It's easy to mishear song lyrics. A well known example is Creedence Clearwater Revival's Bad Moon Rising which many of us understood to say,"There's a bathroom on the right." I misheard a Red Hot Chili Peppers song this weekend and thought they were singing Waiting on the Other Side instead of Take It on the Other Side.
The song is still stuck in my head, but I prefer my misheard version. Fortunately, the Official Video from Warner Brothers shows a fellow fighting a dragon, then fighting his shadow - so it loosely fits with what I was thinking about when I believed the song said "Waiting on the other side."
I feel like I've crossed over to a new perspective and an old friend is stuck in a rut. A couple of years ago, I pointed out to him that he was stuck. He may have moved a bit further down the rut, but he's still stuck in that same old perspective. It's a drag.
When I was reading The Power of Now, I found myself reminded of this fellow frequently because he provides a clear illustration of the kind of person who lives in either the past or the future. He can't really experience The Now. It's no criticism because that's how most people are. If you listen to someone like Marianne Williamson, who wrote A Return to Love, the fear-based orientation toward life that has dominated our culture for thousands of years is in the process of passing away. Humanity is evolving toward a more enlightened way of being as we begin to look for solutions based in love instead of fear.
I totally dig this idea, and if the only people I ever saw were my friends in real life and in blogland, then it would be easy to believe. Actually, I do believe it - it's just that I think it's going to take another millennium or two. That's when I remember that until Copernicus pointed it out, everyone believed that Earth was at the center of the universe, and that for the longest time, cave men didn't associate sex with child birth.
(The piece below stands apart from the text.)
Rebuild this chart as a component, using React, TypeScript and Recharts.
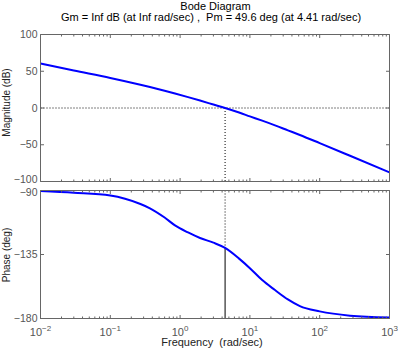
import React from 'react';
import { LineChart, Line, XAxis, YAxis, ReferenceLine } from 'recharts';

// frequency in rad/sec
const freq = [0.01, 0.03, 0.1, 0.27, 0.37, 0.6, 0.845, 1.3, 1.93, 3, 4.41, 7, 10, 15, 22.9, 35, 52, 100, 272, 1000];
const magnitude = [60.5, 51, 40.9, 31.7, 28.6, 23.5, 19.7, 14.8, 10.1, 4.7, 0, -6.2, -11.4, -17.2, -23.6, -30.4, -36.7, -47.8, -65, -87.5];
const phase = [-90.4, -91.6, -93.5, -99.5, -102.5, -109, -114.5, -119.5, -123.4, -126.7, -130.4, -137.9, -144.6, -153, -160, -166.6, -171.3, -175, -178, -179.3];

// margins
const crossFreq = 4.41;
const phaseAtCross = -130.4;

// axes
const freqMajor = [0.01, 0.1, 1, 10, 100, 1000];
const freqExpLabels = ['\u22122', '\u22121', '0', '1', '2', '3'];
const magTicks = [-100, -50, 0, 50, 100];
const magTickLabels = ['\u2212100', '\u221250', '0', '50', '100'];
const phaseTicks = [-180, -135, -90];
const phaseTickLabels = ['\u2212180', '\u2212135', '\u221290'];

const freqMinor: number[] = [];
freqMajor.slice(0, -1).forEach(d => {
  for (let k = 2; k <= 9; k++) freqMinor.push(d * k);
});
const freqTicks = [...freqMajor, ...freqMinor].sort((a, b) => a - b);

const data = freq.map((f, i) => ({ f, mag: magnitude[i], phase: phase[i] }));

const AXIS = '#666';
const LABEL = '#555';
const FONT = '"Liberation Sans", Arial, Helvetica, sans-serif';

const majorIndex = (v: number) => freqMajor.findIndex(m => Math.abs(m - v) / m < 1e-6);

const XTick = (props: any) => {
  const { x, y, payload, side, label } = props;
  const idx = majorIndex(payload.value);
  const len = idx >= 0 ? 3.5 : 2;
  const dir = side === 'top' ? 1 : -1;
  return (
    <g>
      <line x1={x} y1={y} x2={x} y2={y + dir * len} stroke={AXIS} />
      {label && idx >= 0 && (
        <text x={x} y={y + 17} textAnchor="middle" fill={LABEL} fontSize={11} fontFamily={FONT}>
          <tspan>10</tspan>
          <tspan dy={-5} fontSize={8}>{freqExpLabels[idx]}</tspan>
        </text>
      )}
    </g>
  );
};

const YTick = (props: any) => {
  const { x, y, payload, side, labels, ticks, nudge } = props;
  const dir = side === 'right' ? -1 : 1;
  const idx = ticks ? ticks.indexOf(payload.value) : -1;
  // the -100 / -90 labels sit almost on top of each other, pull them apart a little
  const shift = nudge ? nudge(payload.value) : 0;
  return (
    <g>
      <line x1={x} y1={y} x2={x + dir * 3.5} y2={y} stroke={AXIS} />
      {labels && idx >= 0 && (
        <text x={x - 3} y={y + shift} dy="0.35em" textAnchor="end" fill={LABEL} fontSize={10.5} fontFamily={FONT}>
          {labels[idx]}
        </text>
      )}
    </g>
  );
};

const xAxes = (showLabels: boolean) => [
  <XAxis
    key="xb"
    dataKey="f"
    type="number"
    scale="log"
    domain={[0.01, 1000]}
    allowDataOverflow
    ticks={freqTicks}
    interval={0}
    height={1}
    tickSize={0}
    tickMargin={0}
    tickLine={false}
    axisLine={{ stroke: AXIS }}
    tick={(p: any) => <XTick {...p} side="bottom" label={showLabels} />}
  />,
  <XAxis
    key="xt"
    xAxisId="top"
    orientation="top"
    dataKey="f"
    type="number"
    scale="log"
    domain={[0.01, 1000]}
    allowDataOverflow
    ticks={freqTicks}
    interval={0}
    height={1}
    tickSize={0}
    tickMargin={0}
    tickLine={false}
    axisLine={{ stroke: AXIS }}
    tick={(p: any) => <XTick {...p} side="top" />}
  />,
];

const yAxes = (domain: number[], ticks: number[], labels: string[], nudge: (v: number) => number) => [
  <YAxis
    key="yl"
    type="number"
    domain={domain}
    allowDataOverflow
    ticks={ticks}
    interval={0}
    width={1}
    tickSize={0}
    tickMargin={0}
    tickLine={false}
    axisLine={{ stroke: AXIS }}
    tick={(p: any) => <YTick {...p} side="left" labels={labels} ticks={ticks} nudge={nudge} />}
  />,
  <YAxis
    key="yr"
    yAxisId="right"
    orientation="right"
    type="number"
    domain={domain}
    allowDataOverflow
    ticks={ticks}
    interval={0}
    width={1}
    tickSize={0}
    tickMargin={0}
    tickLine={false}
    axisLine={{ stroke: AXIS }}
    tick={(p: any) => <YTick {...p} side="right" />}
  />,
];

export default function App() {
  return (
    <div style={{ position: 'absolute', left: 0, top: 0, width: 398, height: 350, background: '#fff' }}>
      <div style={{ position: 'absolute', left: 0, top: 0 }}>
        <LineChart width={398} height={190} data={data} margin={{ top: 33.5, right: 7.5, bottom: 7.5, left: 39.5 }}>
          {xAxes(false)}
          {yAxes([-100, 100], magTicks, magTickLabels, v => (v === -100 ? -2 : 0))}
          <ReferenceLine y={0} stroke="#000" strokeDasharray="1 2" />
          <ReferenceLine
            segment={[{ x: crossFreq, y: 0 }, { x: crossFreq, y: -100 }]}
            stroke="#000"
            strokeDasharray="1 2"
          />
          <Line dataKey="mag" type="monotone" stroke="#0000ff" strokeWidth={2} dot={false} isAnimationActive={false} />
        </LineChart>
      </div>
      <div style={{ position: 'absolute', left: 0, top: 185 }}>
        <LineChart width={398} height={165} data={data} margin={{ top: 4.5, right: 7.5, bottom: 30.5, left: 39.5 }}>
          {xAxes(true)}
          {yAxes([-180, -90], phaseTicks, phaseTickLabels, v => (v === -90 ? 2 : 0))}
          <ReferenceLine y={-180} stroke="#000" strokeDasharray="1 2" />
          <ReferenceLine
            segment={[{ x: crossFreq, y: -90 }, { x: crossFreq, y: phaseAtCross }]}
            stroke="#000"
            strokeDasharray="1 2"
          />
          <ReferenceLine
            segment={[{ x: crossFreq, y: phaseAtCross }, { x: crossFreq, y: -180 }]}
            stroke="#000"
          />
          <Line dataKey="phase" type="monotone" stroke="#0000ff" strokeWidth={2} dot={false} isAnimationActive={false} />
        </LineChart>
      </div>
      <svg width={398} height={350} style={{ position: 'absolute', left: 0, top: 0, pointerEvents: 'none' }} fontFamily={FONT}>
        <text x={215.5} y={9.5} textAnchor="middle" fontSize={11} fill="#000">Bode Diagram</text>
        <text x={211} y={21} textAnchor="middle" fontSize={11} fill="#000" style={{ whiteSpace: 'pre' }}>
          Gm = Inf dB (at Inf rad/sec) ,  Pm = 49.6 deg (at 4.41 rad/sec)
        </text>
        <text transform="translate(9.5,102.5) rotate(-90)" textAnchor="middle" fontSize={10} fill="#222">Magnitude (dB)</text>
        <text transform="translate(9.5,255) rotate(-90)" textAnchor="middle" fontSize={10} fill="#222">Phase (deg)</text>
        <text x={212} y={346} textAnchor="middle" fontSize={11} fill="#222" style={{ whiteSpace: 'pre' }}>Frequency  (rad/sec)</text>
      </svg>
    </div>
  );
}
It takes humans a while to figure out basic shit.
Marianne Williamson often mentions God. Some people have issues with the idea of an energetic source in the universe that we humans don't understand. I myself cringe occasionally at the very sound of that word, God. But really, God is just more shit we don't understand. I can't see how it damages anyone to think there's more to Life, The Universe and Everything than even the most educated humans can understand. It's zealous people who do the damage, and those very same Zealots would burn Marianne as a Witch. I guess they'd burn all of us along with the Qur'an on September 11th if they could get away with it.
I'm not worried about those assholes today. I'm thinking about my old friend who is stuck in his fear-based, angry rut. Eckhart Tolle says that way of thinking keeps people separate from each other which in turn proves that they are distinct, unique individuals. Sort of like: I hurt, therefore I am. Their ego protects them and convinces them they are real. Almost everyone is like that, but some people take steps to get outside of their own heads.
I've been working on getting outside of my own head. Raising my vibration, as the new-agers say. It's the quickest way to get to that Garden Joni Mitchell was singing about at Woodstock. And as it happens, the Beatles were saying the same thing:
In the end, it really is a simple matter of choosing between Love and Fear. Love brings us together; Fear keeps us apart. The staggering number of Haters in this world shows, however, that making a simple choice is not simple at all.
My old friend is not a teabagger or anything, but he's stuck inside a protective shell so thick it might as well be made of neutrons. There was a time when I had a protective shell, too - when the only way I could manage to stay connected with people was through anger since love was way too scary. Love makes a person open and vulnerable. I first started to understand about using anger to stay connected years ago, during therapy, when I finally saw that I experienced intimacy through anger so I set up situations with Buzz Kill that inevitably led to fights. I did it with my mother too.
When you feel basically unlovable, the whole idea of love is very threatening. You have to withdraw. If you reach out and accept the love, and let down your guard for just an instant - there's no telling what some people will do. You'll be hurt, for sure. Devastated. Annihilated. So we live well-defended lives inside our protective shells. The worst part is that nothing out of the ordinary has to happen to a person so that s/he feels unlovable. A plain old alcoholic can devastate a family without ever getting particularly violent.
Even though choosing Love is not easy, and you have to work hard sometimes get over your own ego driven bullshit, once you've made the choice, you don't go back to being fear-based for long. We all have occasional outbursts, but you're on the other side. And that's where I am right now with my friend. He's on one side, and I'm waiting on the other.
I'm not pining away or anything. Using Joni Mitchell's metaphor again, when you can be playing in the garden there's no reason to spend a lot of time trying to convince somebody to come out of the house. That's a waste of precious light. I check on him from time to time. Hoping.
Even though it turned out to have nothing to do with anything, I still like the song.